Statistics Canada is prohibited by law from releasing any information it collects that could identify any person, business, or organization, unless consent has been given by the respondent or as permitted by the Statistics Act. Various confidentiality rules are applied to all data that are released or published to prevent the publication or disclosure of any information deemed confidential. If necessary, data are suppressed to prevent direct or residual disclosure of identifiable data.

In order to prevent any data disclosure, confidentiality analysis is done using the Statistics Canada Generalized Disclosure Control System (G-Confid). G-Confid is used for primary suppression (direct disclosure) as well as for secondary suppression (residual disclosure). Direct disclosure occurs when the value in a tabulation cell is composed of or dominated by few enterprises while residual disclosure occurs when confidential information can be derived indirectly by piecing together information from different sources or data series.

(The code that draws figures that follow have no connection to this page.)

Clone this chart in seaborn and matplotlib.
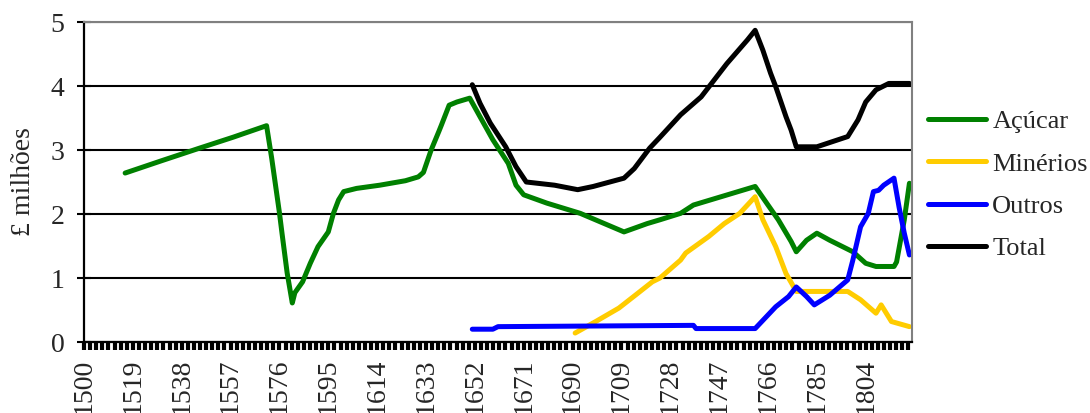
import numpy as np
import pandas as pd
import matplotlib
matplotlib.use("Agg")
import matplotlib.pyplot as plt
from matplotlib.ticker import FixedLocator
import seaborn as sns

# ---- data ----
acucar_anos = [1516, 1530, 1545, 1558, 1571, 1573, 1576, 1577, 1579, 1581, 1582, 1585, 1588,
               1591, 1595, 1597, 1599, 1601, 1606, 1615, 1625, 1630, 1632, 1635, 1638, 1639,
               1642, 1645, 1650, 1654, 1659, 1665, 1668, 1671, 1680, 1693, 1710, 1719, 1724,
               1732, 1737, 1761, 1766, 1770, 1775, 1777, 1781, 1785, 1790, 1799, 1804, 1808,
               1815, 1816, 1819, 1821]
acucar_val = [2.64, 2.83, 3.03, 3.20, 3.38, 2.87, 2.02, 1.70, 1.08, 0.61, 0.77, 0.94, 1.23,
              1.49, 1.72, 2.01, 2.22, 2.35, 2.40, 2.45, 2.52, 2.58, 2.65, 3.00, 3.29, 3.39,
              3.70, 3.75, 3.81, 3.52, 3.16, 2.79, 2.45, 2.30, 2.17, 2.01, 1.72, 1.85, 1.91,
              2.01, 2.14, 2.43, 2.14, 1.91, 1.57, 1.41, 1.59, 1.70, 1.59, 1.41, 1.23, 1.18,
              1.18, 1.25, 1.91, 2.48]

minerios_anos = [1691, 1699, 1708, 1715, 1721, 1724, 1732, 1734, 1743, 1749, 1755, 1761,
                 1764, 1769, 1773, 1777, 1797, 1802, 1808, 1810, 1814, 1821]
minerios_val = [0.14, 0.32, 0.53, 0.75, 0.94, 1.00, 1.28, 1.39, 1.65, 1.85, 2.01, 2.27,
                1.91, 1.49, 1.07, 0.79, 0.79, 0.66, 0.45, 0.58, 0.32, 0.24]

outros_anos = [1651, 1659, 1661, 1737, 1738, 1761, 1769, 1774, 1777, 1781, 1784, 1790,
               1797, 1799, 1802, 1805, 1807, 1809, 1811, 1815, 1817, 1819, 1821]
outros_val = [0.20, 0.20, 0.24, 0.26, 0.21, 0.21, 0.55, 0.71, 0.86, 0.71, 0.58, 0.73,
              0.97, 1.28, 1.80, 2.01, 2.35, 2.37, 2.45, 2.56, 2.10, 1.70, 1.36]

total_anos = [1651, 1654, 1658, 1664, 1668, 1672, 1683, 1692, 1698, 1710, 1714, 1720,
              1724, 1732, 1740, 1750, 1758, 1761, 1764, 1767, 1769, 1773, 1775, 1777,
              1785, 1797, 1801, 1804, 1808, 1813, 1821]
total_val = [4.02, 3.73, 3.42, 3.05, 2.74, 2.50, 2.45, 2.38, 2.43, 2.56, 2.71, 3.03,
             3.20, 3.55, 3.83, 4.35, 4.72, 4.87, 4.56, 4.20, 3.99, 3.52, 3.31, 3.05,
             3.05, 3.21, 3.47, 3.75, 3.94, 4.04, 4.04]

series_nomes = ["Açúcar", "Minérios", "Outros", "Total"]
series_cores = ["#008000", "#FFCC00", "#0000FF", "#000000"]
x_rotulos = [str(a) for a in range(1500, 1805, 19)]
y_rotulos = ["0", "1", "2", "3", "4", "5"]

# ---- style ----
sns.set_style("white")
plt.rcParams["font.family"] = ["Liberation Serif", "DejaVu Serif"]
FS = 20
plt.rcParams["font.size"] = FS

fig = plt.figure(figsize=(10.9, 4.13), dpi=100)
ax = fig.add_axes([84 / 1090, 1 - 342 / 413, (912 - 84) / 1090, 320 / 413])

LW = 3.6
dados = [(acucar_anos, acucar_val), (minerios_anos, minerios_val),
         (outros_anos, outros_val), (total_anos, total_val)]
for (anos, vals), nome, cor in zip(dados, series_nomes, series_cores):
    df = pd.DataFrame({"ano": anos, "valor": vals})
    sns.lineplot(data=df, x="ano", y="valor", ax=ax, color=cor, linewidth=LW,
                 label=nome, estimator=None, sort=True,
                 solid_capstyle="round", solid_joinstyle="round")

ax.set_xlim(1500, 1822)
ax.set_ylim(0, 5)

ax.xaxis.set_major_locator(FixedLocator([int(r) for r in x_rotulos]))
ax.set_xticklabels(x_rotulos, rotation=90)
ax.xaxis.set_minor_locator(FixedLocator(np.arange(1500, 1822, 19 / 8)))
ax.tick_params(axis="x", which="both", direction="out", length=6, width=3.0,
               color="black", bottom=True, pad=6, labelsize=FS)

ax.set_yticks([float(v) for v in y_rotulos])
ax.set_yticklabels(y_rotulos)
ax.tick_params(axis="y", which="major", direction="inout", length=10, width=1.5,
               color="black", left=True, pad=9, labelsize=FS)

ax.yaxis.grid(True, color="black", linewidth=1.5)
ax.xaxis.grid(False)
ax.set_axisbelow(True)

for s in ["left", "bottom"]:
    ax.spines[s].set_color("black")
    ax.spines[s].set_linewidth(1.6)
for s in ["top", "right"]:
    ax.spines[s].set_color("#808080")
    ax.spines[s].set_linewidth(1.5)

ax.set_xlabel("")
ax.set_ylabel("£ milhões", fontsize=FS)
ax.yaxis.set_label_coords(-0.058, 0.5)

leg = ax.legend(loc="center left", bbox_to_anchor=(0.851, 0.552),
                bbox_transform=fig.transFigure, frameon=False, fontsize=19,
                handlelength=2.2, handletextpad=0.25, labelspacing=0.72,
                borderpad=0, borderaxespad=0)
for ln in leg.get_lines():
    ln.set_linewidth(LW)
    ln.set_solid_capstyle("round")

fig.savefig("out.png", dpi=100)
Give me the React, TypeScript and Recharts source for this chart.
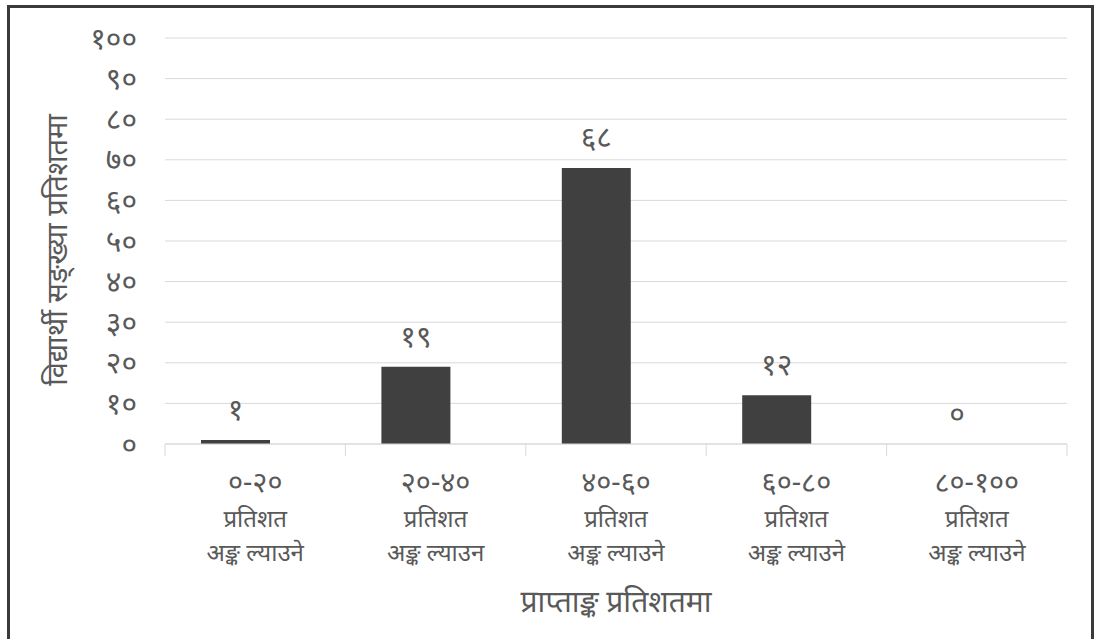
import { Bar, BarChart, CartesianGrid, LabelList, Rectangle, XAxis, YAxis } from "recharts";

const ranges = ["0-20", "20-40", "40-60", "60-80", "80-100"];
const unitLine = ["प्रतिशत", "प्रतिशत", "प्रतिशत", "प्रतिशत", "प्रतिशत"];
const actionLine = ["अङ्क ल्याउने", "अङ्क ल्याउन", "अङ्क ल्याउने", "अङ्क ल्याउने", "अङ्क ल्याउने"];
const studentPercent = [1, 19, 68, 12, 0];
const yTicks = [0, 10, 20, 30, 40, 50, 60, 70, 80, 90, 100];

const yTitle = "विद्यार्थी सङ्ख्या प्रतिशतमा";
const xTitle = "प्राप्ताङ्क प्रतिशतमा";

const FONT = "'Noto Sans', sans-serif";
const TEXT = "#595959";
const BAR = "#404040";
const GRID = "#d9d9d9";
const BAR_SHIFT = -20;

const DIGITS = "०१२३४५६७८९";
const toDevanagari = (v: string | number) =>
  String(v).replace(/[0-9]/g, (d) => DIGITS[Number(d)]);

const data = ranges.map((range, i) => ({
  range,
  unit: unitLine[i],
  action: actionLine[i],
  value: studentPercent[i],
}));

const YTick = (props: any) => {
  const { x, y, payload } = props;
  return (
    <text x={x - 28} y={y} dy="0.35em" textAnchor="end" fill={TEXT} fontSize={30} fontFamily={FONT}>
      {toDevanagari(payload.value)}
    </text>
  );
};

const CategoryTick = (props: any) => {
  const { x, y, payload, index, width, visibleTicksCount } = props;
  const band = width / visibleTicksCount;
  const row = data[index];
  return (
    <g>
      <line x1={x - band / 2} x2={x - band / 2} y1={y} y2={y + 12} stroke={GRID} />
      {index === visibleTicksCount - 1 && (
        <line x1={x + band / 2} x2={x + band / 2} y1={y} y2={y + 12} stroke={GRID} />
      )}
      <text textAnchor="middle" fill={TEXT} fontFamily={FONT}>
        <tspan x={x} y={y + 48} fontSize={29}>{toDevanagari(payload.value)}</tspan>
        <tspan x={x} y={y + 83} fontSize={24}>{row.unit}</tspan>
        <tspan x={x} y={y + 117} fontSize={24}>{row.action}</tspan>
      </text>
    </g>
  );
};

const ValueLabel = (props: any) => {
  const { x, y, width, value } = props;
  return (
    <text x={x + width / 2 + BAR_SHIFT} y={y - 20} textAnchor="middle" fill={TEXT} fontSize={30} fontFamily={FONT}>
      {toDevanagari(value)}
    </text>
  );
};

export default function App() {
  return (
    <div style={{ position: "absolute", left: 0, top: 0, width: 1096, height: 639, background: "#fff" }}>
      <div
        style={{
          position: "absolute",
          left: 7,
          top: 5,
          width: 1081,
          height: 640,
          borderLeft: "3px solid #3a3a3a",
          borderTop: "3px solid #3a3a3a",
          borderRight: "3px solid #3a3a3a",
        }}
      />
      <div style={{ position: "absolute", left: 0, top: 0 }}>
        <BarChart
          width={1096}
          height={639}
          data={data}
          margin={{ top: 38, right: 29, bottom: 0, left: 0 }}
          barSize={69}
        >
          <CartesianGrid vertical={false} stroke={GRID} strokeWidth={1} />
          <XAxis
            dataKey="range"
            height={195}
            axisLine={{ stroke: GRID }}
            tickLine={false}
            tickSize={0}
            tickMargin={0}
            interval={0}
            tick={<CategoryTick />}
            label={{
              content: (p: any) => {
                const vb = p.viewBox;
                return (
                  <text x={vb.x + vb.width / 2} y={vb.y + 168} textAnchor="middle" fill={TEXT} fontSize={30} fontFamily={FONT}>
                    {xTitle}
                  </text>
                );
              },
            }}
          />
          <YAxis
            width={165}
            domain={[0, 100]}
            ticks={yTicks}
            axisLine={false}
            tickLine={false}
            tickSize={0}
            tickMargin={0}
            tick={<YTick />}
            label={{
              content: (p: any) => {
                const vb = p.viewBox;
                const cx = vb.x + 57;
                const cy = vb.y + vb.height / 2 + 9;
                return (
                  <text
                    x={cx}
                    y={cy}
                    dy="0.35em"
                    transform={`rotate(-90 ${cx} ${cy})`}
                    textAnchor="middle"
                    fill={TEXT}
                    fontSize={29}
                    fontFamily={FONT}
                  >
                    {yTitle}
                  </text>
                );
              },
            }}
          />
          <Bar
            dataKey="value"
            fill={BAR}
            isAnimationActive={false}
            shape={(p: any) => <Rectangle {...p} x={p.x + BAR_SHIFT} />}
          >
            <LabelList dataKey="value" content={<ValueLabel />} />
          </Bar>
        </BarChart>
      </div>
    </div>
  );
}
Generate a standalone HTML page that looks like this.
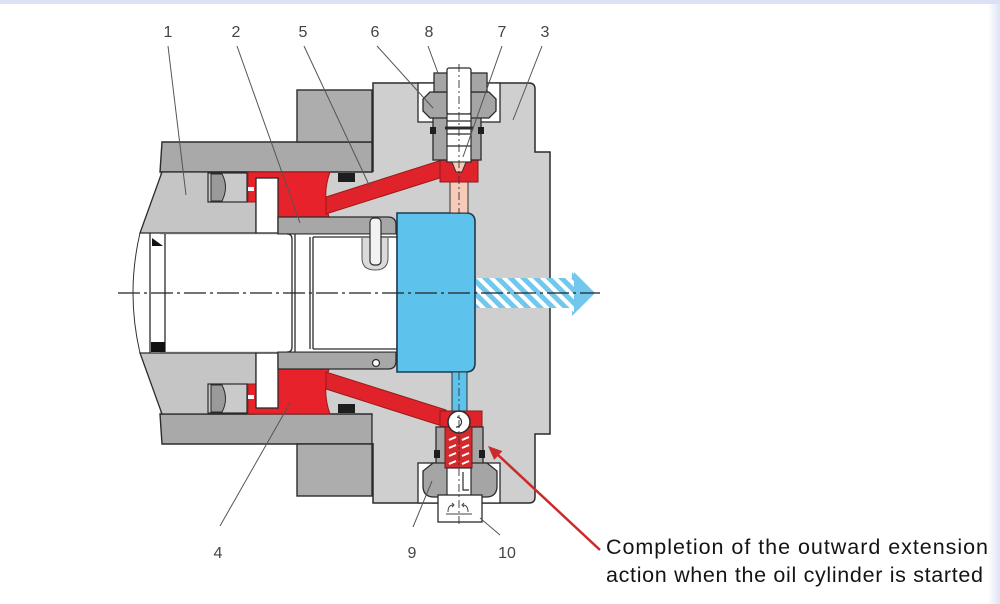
<!DOCTYPE html>
<html><head><meta charset="utf-8"><style>
html,body{margin:0;padding:0;background:#fff;}
svg{display:block}
</style></head><body>
<svg width="1000" height="604" viewBox="0 0 1000 604" xmlns="http://www.w3.org/2000/svg">
<defs>
<pattern id="hatch" patternUnits="userSpaceOnUse" width="9" height="9" patternTransform="rotate(-45)">
<rect width="9" height="9" fill="#ffffff"/>
<rect width="5" height="9" fill="#72c8ec"/>
</pattern>
<linearGradient id="rg" x1="0" x2="1" y1="0" y2="0"><stop offset="0" stop-color="#ffffff"/><stop offset="1" stop-color="#dfe3f5"/></linearGradient>
<g id="up">
 <path d="M162,142 H372 V172 H160 Z" fill="#a9a9a9" stroke="#2b2b2b" stroke-width="1.4"/>
 <rect x="297" y="90" width="75" height="52" fill="#adadad" stroke="#2b2b2b" stroke-width="1.4"/>
 <path d="M162,172 H256 V233 H140 Z" fill="#c5c5c5" stroke="#2b2b2b" stroke-width="1.3"/>
 <rect x="208" y="173" width="39" height="29" fill="#cacaca" stroke="#2b2b2b" stroke-width="1.2"/>
 <path d="M211,174 H222 Q229,187 222,201 H211 Z" fill="#9a9a9a" stroke="#2b2b2b" stroke-width="1"/>
 <path d="M248,172 H330 Q322,194 329,217 H278 V202 H248 Z" fill="#e8222a" stroke="#9a1a1a" stroke-width="1"/>
 <rect x="248" y="187" width="6" height="4" fill="#ffffff"/>
 <rect x="256" y="178" width="22" height="55" fill="#ffffff" stroke="#2b2b2b" stroke-width="1.3"/>
 <polygon points="326,197 442,160 446,176 326,214" fill="#e0232b" stroke="#9a1a1a" stroke-width="1"/>
 <rect x="338" y="173" width="17" height="9" fill="#1e1e1e"/>
 <path d="M278,217 H388 Q396,217 396,225 V234 H278 Z" fill="#a7a7a7" stroke="#2b2b2b" stroke-width="1.3"/>
</g>
</defs>
<rect width="1000" height="604" fill="#ffffff"/>
<rect x="0" y="0" width="1000" height="4" fill="#dce2f6"/>
<rect x="988" y="4" width="12" height="600" fill="url(#rg)"/>

<rect x="160" y="170" width="240" height="246" fill="#cfcfcf"/>
<path d="M373,83 H529 Q535,83 535,89 V152 H550 V434 H535 V497 Q535,503 529,503 H373 Z" fill="#cfcfcf"/>
<path d="M373,172 V83 H529 Q535,83 535,89 V152 H550 V434 H535 V497 Q535,503 529,503 H373 V443" fill="none" stroke="#2b2b2b" stroke-width="1.5"/>

<path d="M397,213 H466 Q475,213 475,222 V363 Q475,372 466,372 H397 Z" fill="#5ec3ec" stroke="#1d3b50" stroke-width="1.6"/>

<use href="#up"/>
<use href="#up" transform="translate(0,586) scale(1,-1)"/>

<rect x="150" y="234.5" width="246" height="117" fill="#ffffff"/>
<g fill="none" stroke="#2b2b2b" stroke-width="1.3">
 <line x1="150" y1="233" x2="150" y2="353"/>
 <line x1="165" y1="234" x2="165" y2="352"/>
 <path d="M287,234 Q292,234 292,239 V347 Q292,352 287,352"/>
 <path d="M295,234 V352 M310,237 V349 M313,237 V349 M313,237 H397 M313,349 H397"/>
</g>
<polygon points="152,238 152,246 163,246" fill="#111"/>
<rect x="151" y="342" width="14" height="10" fill="#111"/>
<path d="M140,233 Q126,293 140,353" fill="none" stroke="#333" stroke-width="1"/>

<path d="M362,238 V258 Q362,270 375,270 Q388,270 388,258 V238" fill="#dadada" stroke="#555" stroke-width="1"/>
<rect x="370" y="218" width="11" height="47" rx="4" fill="#f2f2f2" stroke="#2b2b2b" stroke-width="1.2"/>
<circle cx="376" cy="363" r="3.5" fill="#fff" stroke="#2b2b2b" stroke-width="1.2"/>

<rect x="450" y="181" width="18" height="32" fill="#f6cbb9" stroke="#333" stroke-width="1"/>
<rect x="452" y="372" width="15" height="40" fill="#5ec3ec" stroke="#333" stroke-width="1"/>

<rect x="418" y="83" width="82" height="39" fill="#ffffff" stroke="#2b2b2b" stroke-width="1.3"/>
<rect x="440" y="160" width="38" height="22" fill="#e0232b" stroke="#8a1a1a" stroke-width="1"/>
<rect x="433" y="116" width="48" height="44" fill="#a5a5a5" stroke="#2b2b2b" stroke-width="1.3"/>
<path d="M430,92 H489 L496,99 V111 L489,118 H430 L423,111 V99 Z" fill="#a5a5a5" stroke="#2b2b2b" stroke-width="1.3"/>
<rect x="434" y="73" width="53" height="19" fill="#a5a5a5" stroke="#2b2b2b" stroke-width="1.3"/>
<rect x="447" y="68" width="24" height="46" rx="2" fill="#ffffff" stroke="#2b2b2b" stroke-width="1.3"/>
<rect x="447" y="114" width="24" height="48" fill="#ffffff" stroke="#2b2b2b" stroke-width="1.2"/>
<g stroke="#2b2b2b" stroke-width="1.2">
 <line x1="447" y1="121" x2="471" y2="121"/>
 <line x1="445" y1="128" x2="473" y2="128" stroke-width="3"/>
 <line x1="447" y1="134" x2="471" y2="134"/>
 <line x1="447" y1="146" x2="471" y2="146"/>
</g>
<polygon points="452,162 466,162 462,172 456,172" fill="#f6cbb9" stroke="#333" stroke-width="1"/>
<rect x="430" y="127" width="6" height="7" fill="#1e1e1e"/>
<rect x="478" y="127" width="6" height="7" fill="#1e1e1e"/>

<rect x="418" y="463" width="82" height="40" fill="#ffffff" stroke="#2b2b2b" stroke-width="1.3"/>
<rect x="440" y="411" width="42" height="17" fill="#e0232b" stroke="#8a1a1a" stroke-width="1"/>
<rect x="436" y="427" width="47" height="38" fill="#a5a5a5" stroke="#2b2b2b" stroke-width="1.3"/>
<path d="M433,463 H487 L497,471 V486 Q497,497 486,497 H434 Q423,497 423,486 V471 Z" fill="#a5a5a5" stroke="#2b2b2b" stroke-width="1.3"/>
<rect x="445" y="427" width="27" height="41" fill="#d42a2e" stroke="#7a1515" stroke-width="1"/>
<g stroke="#ffffff" stroke-width="2">
 <line x1="449" y1="440" x2="456" y2="437"/><line x1="462" y1="440" x2="469" y2="437"/>
 <line x1="449" y1="448" x2="456" y2="445"/><line x1="462" y1="448" x2="469" y2="445"/>
 <line x1="449" y1="456" x2="456" y2="453"/><line x1="462" y1="456" x2="469" y2="453"/>
 <line x1="449" y1="464" x2="456" y2="461"/><line x1="462" y1="464" x2="469" y2="461"/>
</g>
<rect x="447" y="468" width="24" height="29" fill="#ffffff" stroke="#2b2b2b" stroke-width="1.2"/>
<path d="M463,472 V490 H469" fill="none" stroke="#2b2b2b" stroke-width="1.2"/>
<rect x="434" y="450" width="6" height="8" fill="#1e1e1e"/>
<rect x="479" y="450" width="6" height="8" fill="#1e1e1e"/>
<circle cx="459" cy="422" r="11" fill="#ffffff" stroke="#2b2b2b" stroke-width="1.5"/>
<path d="M457,417 A5 5 0 1 1 456,427" fill="none" stroke="#333" stroke-width="1.2"/>
<rect x="438" y="495" width="44" height="27" fill="#ffffff" stroke="#2b2b2b" stroke-width="1.3"/>
<g fill="none" stroke="#444" stroke-width="1">
 <path d="M448,512 Q448,505 453,505 M452,503 L454,505 L452,507"/>
 <path d="M468,512 Q468,505 463,505 M464,503 L462,505 L464,507"/>
 <path d="M446,514 H472"/>
</g>

<g stroke="#333" stroke-width="0.9" stroke-dasharray="8,3,2,3" fill="none">
 <line x1="459" y1="64" x2="459" y2="214"/>
 <line x1="459" y1="372" x2="459" y2="524"/>
</g>

<path d="M476,278 H572 V270 L595,293 L572,316 V308 H476 Z" fill="url(#hatch)"/>
<polygon points="574,272 595,293 574,314" fill="#72c8ec"/>

<line x1="118" y1="293" x2="600" y2="293" stroke="#222" stroke-width="1.2" stroke-dasharray="22,4,3,4"/>

<g stroke="#555" stroke-width="1" fill="none">
 <line x1="168" y1="46" x2="186" y2="195"/>
 <line x1="237" y1="46" x2="300" y2="223"/>
 <line x1="304" y1="46" x2="370" y2="187"/>
 <line x1="377" y1="46" x2="433" y2="108"/>
 <line x1="428" y1="46" x2="438" y2="73"/>
 <line x1="502" y1="46" x2="463" y2="157"/>
 <line x1="542" y1="46" x2="513" y2="120"/>
 <line x1="220" y1="526" x2="290" y2="403"/>
 <line x1="413" y1="527" x2="432" y2="481"/>
 <line x1="500" y1="535" x2="480" y2="518"/>
</g>

<g font-family="Liberation Sans, Arial, sans-serif" font-size="16" fill="#444" text-anchor="middle">
 <text x="168" y="37">1</text>
 <text x="236" y="37">2</text>
 <text x="303" y="37">5</text>
 <text x="375" y="37">6</text>
 <text x="429" y="37">8</text>
 <text x="502" y="37">7</text>
 <text x="545" y="37">3</text>
 <text x="218" y="558">4</text>
 <text x="412" y="558">9</text>
 <text x="507" y="558">10</text>
</g>

<line x1="600" y1="550" x2="497" y2="454" stroke="#cc2a2a" stroke-width="2.5"/>
<polygon points="488,446 502.4,451.1 494.2,459.9" fill="#cc2a2a"/>

<g font-family="Liberation Sans, Arial, sans-serif" font-size="21.5" fill="#141414">
 <text x="606" y="554" textLength="382" lengthAdjust="spacing">Completion of the outward extension</text>
 <text x="606" y="582" textLength="377" lengthAdjust="spacing">action when the oil cylinder is started</text>
</g>
</svg>
</body></html>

Revisions and seasonal adjustment

This methodology type does not apply to this statistical program.

Data accuracy

Since the SIMT is a sample survey, all estimates are subject to both sampling and non-sampling errors.

Non-sampling errors can be defined as errors arising during the course of virtually all survey activities, apart from sampling. These include coverage errors, non-response errors, response errors, interviewer errors, coding errors, and other types of processing errors.

The response rate for SIMT was 57.5%. Non-respondents often have different characteristics from respondents, which can result in bias. Attempts were made to reduce the potential nonresponse bias as much as possible through weighting adjustments.

Sampling error is defined as the error that arises because an estimate is based on a sample rather than the entire population. The sampling error for SIMT is reported through 95% confidence intervals. The 95% confidence interval of an estimate means that if the survey were repeated over and over again, then 95% of the time (or 19 times out of 20), the confidence interval would cover the true population value.